If there is a “holy grail” to be found in modern astrophysics, it probably has something to do with finding out what’s going on inside of black holes. Since no light escapes from their event horizons, studying their insides directly is impossible. As if that wasn’t bad enough, our best theories tend to break down inside the event horizon, limiting our ability to study them even theoretically with present models.
Despite all that, there are ways to get at the behavior of black holes. A recent line of work is approaching the problem in a different way—by analogy. Rather than trying to observe real black holes or trying to simulate them mathematically, researchers are constructing analogs of black holes. These constructions can be observed in a lab, right here on Earth.
Of course, scientists have no way of creating an actual gravitational singularity on a table-top, so they had to rely on the next best thing. The essence of a black hole is that it has an event horizon—a point of no return from which no light can escape. By analogy, in a fluid, there can be a point of no return for sound waves. If, for example, the fluid is moving faster than the speed of sound, no sound can outrun the fluid to escape in the opposite direction. That’s the basic idea behind a new experiment published in the journal Nature Physics (abstract) —an experiment that apparently makes a Hawking radiation laser out of a sonic black hole.
[Additional Coverage]: http://www.universetoday.com/115307/hawking-radiation-replicated-in-a-laboratory/
(Score: 2) by aristarchus on Thursday October 30 2014, @07:20AM
Maybe I have not been keeping up with physics: What the hell is a phonon? A sound "particle"? Prey tell! And a roton must be a rotating sound particle. Yes, this does keep the analogy intact. But what the?
(Score: 0) by Anonymous Coward on Thursday October 30 2014, @01:03PM
Exactly.
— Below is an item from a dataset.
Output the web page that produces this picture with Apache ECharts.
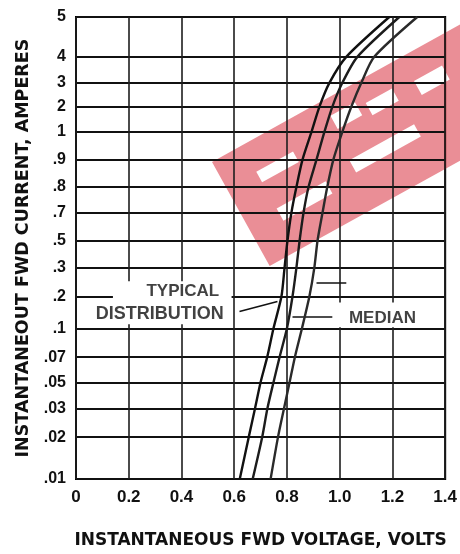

A phonon is a quasiparticle describing the basic excitation of a mechanical wave (that is, a sound wave).
(Score: 0) by Anonymous Coward on Thursday October 30 2014, @04:02PM
Sorry, I should have been a bit clearer. As the AC above says, you're exactly right -- a phonon is a "quasiparticle", basically a quantum of sound, in roughly the same way a photon is a quantum of radiation. So far as I know (and I'm very far from being an expert in superfluid Helium) the roton was originally thought to be linked with vortices but may or may not actually be so. In any event, it's either a different form of quasiparticle that arises specifically in superfluid He, or it's a different aspect of the phonons in superfluid He. (And the distinction between those is a bit arbitrary anyway.)